Salvi also accused Duckworth and other Democrats of politicizing the Highland Park tragedy.
“I remind Sen. Duckworth of her words, right after that tragic event — in fact, I was really taken aback,” Salvi said. “I just find it repulsive when elected officials use a time of tragedy in order to push a particular political agenda.”
Salvi said voters in Illinois are concerned about crime. She blamed “the violence that we see on the streets of Chicago” on Democratic Mayor Lori Lightfoot and Cook County State’s Attorney Kim Foxx, also a Democrat.

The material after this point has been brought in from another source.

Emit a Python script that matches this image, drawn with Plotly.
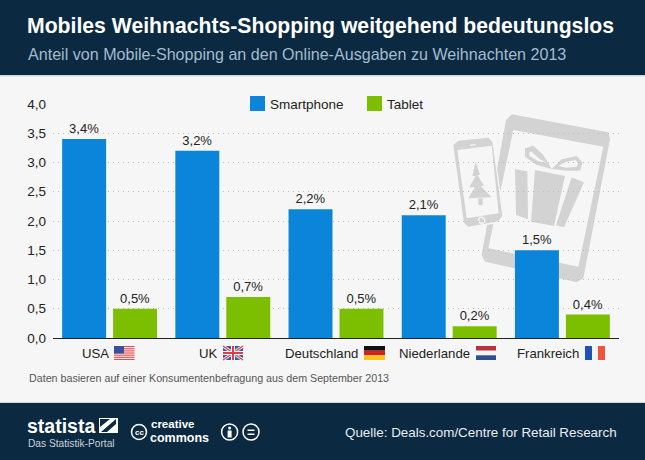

“Sen. Duckworth endorsed Mayor Lori Lightfoot and Kim Foxx, who aren’t enforcing the law,” Salvi said. “In fact, they’re undermining the effectiveness of our law enforcement in the city of Chicago.”

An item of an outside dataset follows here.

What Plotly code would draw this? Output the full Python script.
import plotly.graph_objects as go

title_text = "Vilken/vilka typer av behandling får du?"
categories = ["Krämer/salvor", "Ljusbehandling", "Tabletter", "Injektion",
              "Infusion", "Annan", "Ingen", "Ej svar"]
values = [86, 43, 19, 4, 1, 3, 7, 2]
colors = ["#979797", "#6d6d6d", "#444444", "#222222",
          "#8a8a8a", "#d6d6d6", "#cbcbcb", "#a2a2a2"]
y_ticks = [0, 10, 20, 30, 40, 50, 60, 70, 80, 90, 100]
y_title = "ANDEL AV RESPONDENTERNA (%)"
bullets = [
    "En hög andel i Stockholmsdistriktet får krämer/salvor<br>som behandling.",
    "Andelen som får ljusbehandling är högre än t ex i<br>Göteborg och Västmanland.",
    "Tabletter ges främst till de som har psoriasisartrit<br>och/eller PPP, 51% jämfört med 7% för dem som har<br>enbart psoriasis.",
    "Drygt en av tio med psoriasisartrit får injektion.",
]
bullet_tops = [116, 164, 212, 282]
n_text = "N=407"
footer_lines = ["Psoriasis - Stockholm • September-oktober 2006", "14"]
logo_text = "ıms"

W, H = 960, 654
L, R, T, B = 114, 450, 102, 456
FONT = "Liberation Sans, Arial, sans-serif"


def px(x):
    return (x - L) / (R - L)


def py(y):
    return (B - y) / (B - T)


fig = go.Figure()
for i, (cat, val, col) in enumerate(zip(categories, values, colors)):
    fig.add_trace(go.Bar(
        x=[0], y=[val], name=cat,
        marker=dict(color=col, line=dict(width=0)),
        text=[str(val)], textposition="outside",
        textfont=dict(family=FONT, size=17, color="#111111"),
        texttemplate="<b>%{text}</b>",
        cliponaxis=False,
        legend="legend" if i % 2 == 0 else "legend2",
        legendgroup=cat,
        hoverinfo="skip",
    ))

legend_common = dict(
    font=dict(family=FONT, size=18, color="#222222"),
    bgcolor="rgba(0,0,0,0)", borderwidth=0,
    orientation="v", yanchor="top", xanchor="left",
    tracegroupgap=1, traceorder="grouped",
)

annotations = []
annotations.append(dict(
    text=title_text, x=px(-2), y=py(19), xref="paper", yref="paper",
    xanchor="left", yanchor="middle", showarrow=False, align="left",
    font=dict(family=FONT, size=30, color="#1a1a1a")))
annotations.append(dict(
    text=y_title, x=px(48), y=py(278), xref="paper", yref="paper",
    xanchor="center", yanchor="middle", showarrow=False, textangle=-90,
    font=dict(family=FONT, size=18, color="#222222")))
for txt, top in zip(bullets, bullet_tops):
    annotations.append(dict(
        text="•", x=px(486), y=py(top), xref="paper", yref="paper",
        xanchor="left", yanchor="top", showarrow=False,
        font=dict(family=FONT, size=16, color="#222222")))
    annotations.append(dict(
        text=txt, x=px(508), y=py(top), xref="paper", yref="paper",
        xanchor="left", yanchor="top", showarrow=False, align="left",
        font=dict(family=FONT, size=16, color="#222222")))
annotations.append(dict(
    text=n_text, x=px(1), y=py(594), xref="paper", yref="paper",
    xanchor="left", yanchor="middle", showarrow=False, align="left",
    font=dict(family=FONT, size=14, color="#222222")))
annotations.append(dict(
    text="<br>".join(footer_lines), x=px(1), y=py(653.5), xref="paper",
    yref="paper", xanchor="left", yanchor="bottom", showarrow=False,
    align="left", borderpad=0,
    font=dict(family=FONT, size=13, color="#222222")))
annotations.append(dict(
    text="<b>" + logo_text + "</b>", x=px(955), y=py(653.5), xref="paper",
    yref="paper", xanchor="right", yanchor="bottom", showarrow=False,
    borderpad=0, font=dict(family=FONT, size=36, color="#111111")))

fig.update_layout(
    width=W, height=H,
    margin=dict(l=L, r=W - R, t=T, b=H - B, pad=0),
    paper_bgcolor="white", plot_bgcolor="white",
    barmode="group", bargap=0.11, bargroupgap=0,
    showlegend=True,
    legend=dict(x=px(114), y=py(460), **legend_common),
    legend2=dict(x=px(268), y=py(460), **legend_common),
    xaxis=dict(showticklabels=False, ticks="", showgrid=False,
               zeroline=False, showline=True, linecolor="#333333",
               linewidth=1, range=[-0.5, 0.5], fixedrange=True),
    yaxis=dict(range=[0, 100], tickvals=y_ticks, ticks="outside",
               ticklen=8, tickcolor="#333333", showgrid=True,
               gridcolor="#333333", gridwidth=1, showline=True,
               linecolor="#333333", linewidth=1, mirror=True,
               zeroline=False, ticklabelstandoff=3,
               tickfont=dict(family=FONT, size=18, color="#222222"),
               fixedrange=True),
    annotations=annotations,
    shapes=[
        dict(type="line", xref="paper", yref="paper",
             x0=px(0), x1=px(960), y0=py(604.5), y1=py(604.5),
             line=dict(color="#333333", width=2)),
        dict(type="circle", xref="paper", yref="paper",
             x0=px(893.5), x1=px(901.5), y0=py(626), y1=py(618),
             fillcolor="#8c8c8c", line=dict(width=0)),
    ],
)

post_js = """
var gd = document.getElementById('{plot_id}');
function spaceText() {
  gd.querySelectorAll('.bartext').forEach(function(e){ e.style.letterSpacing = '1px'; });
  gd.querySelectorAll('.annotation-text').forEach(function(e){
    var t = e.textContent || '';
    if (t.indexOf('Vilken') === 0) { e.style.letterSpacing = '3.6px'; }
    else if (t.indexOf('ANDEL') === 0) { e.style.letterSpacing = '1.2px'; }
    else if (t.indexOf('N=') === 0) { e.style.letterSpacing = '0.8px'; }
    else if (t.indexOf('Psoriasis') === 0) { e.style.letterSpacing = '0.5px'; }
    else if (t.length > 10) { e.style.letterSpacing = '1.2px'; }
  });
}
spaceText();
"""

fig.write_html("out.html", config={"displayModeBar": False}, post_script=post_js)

And Salvi said she believed the bail reform law in Springfield, which will go into effect at the start of next year, will serve only to “transplant all the troubles that we faced in the dangerous streets of Chicago to the entire state of Illinois.”
Democrats have countered that right-wing criticism of the law is rife with misinformation but changes could be made to it.
Deep divisions on abortion, immigration
Duckworth and Salvi also say they are on opposite ends of the spectrum when it comes to abortion, which has risen to the forefront of political debate in the country again after the recent U.S. Supreme Court reversed its decades-old position.
The senator says she would vote for “codifying Roe v. Wade into law and making sure that women have the right to make decisions about their own reproductive choice.”
Duckworth said Salvi is far out of touch with the sentiment of people in Illinois on the issue. She said Salvi would not allow for abortion even in cases of rape, incest or threat to the life of the mother.
“Miss Salvi has never been shy about her dangerous anti-choice views on abortion,” Duckworth said. “She’s made it clear that she’s set on taking away women’s freedom and their own health care away from them.”
Salvi did not directly counter Duckworth’s accusation about an exemption for rape, incest or threat to the life of a pregnant woman.
“I am pro-life,” Salvi said. “But just as importantly, I am pro-woman. I have spent my entire life committed to helping women who face crisis pregnancies.”
Asked whether she supports Republican Sen. Lindsay Graham’s proposal to enact a federal abortion ban, Salvi replied, “I support the majority position in the most recent Supreme Court decision, and I believe that it’s rightfully in the hands of states or elected representatives.”
On immigration, Duckworth said she favors increased border security coupled with reforms that would allow for a path to citizenship for the undocumented and additional visas for agricultural and highly skilled workers from abroad.
“Building a wall from sea to shining sea is not a practical solution,” the senator said. “Telling the 11 million undocumented people in this country to, you know, just turn themselves in and go and self-deport — that’s not practical.”
Salvi said immigration would be “one of my principal focuses” as a senator, saying, “We have a humanitarian crises at our border [with Mexico], with unprecedented human trafficking, death and fentanyl coming across the border.”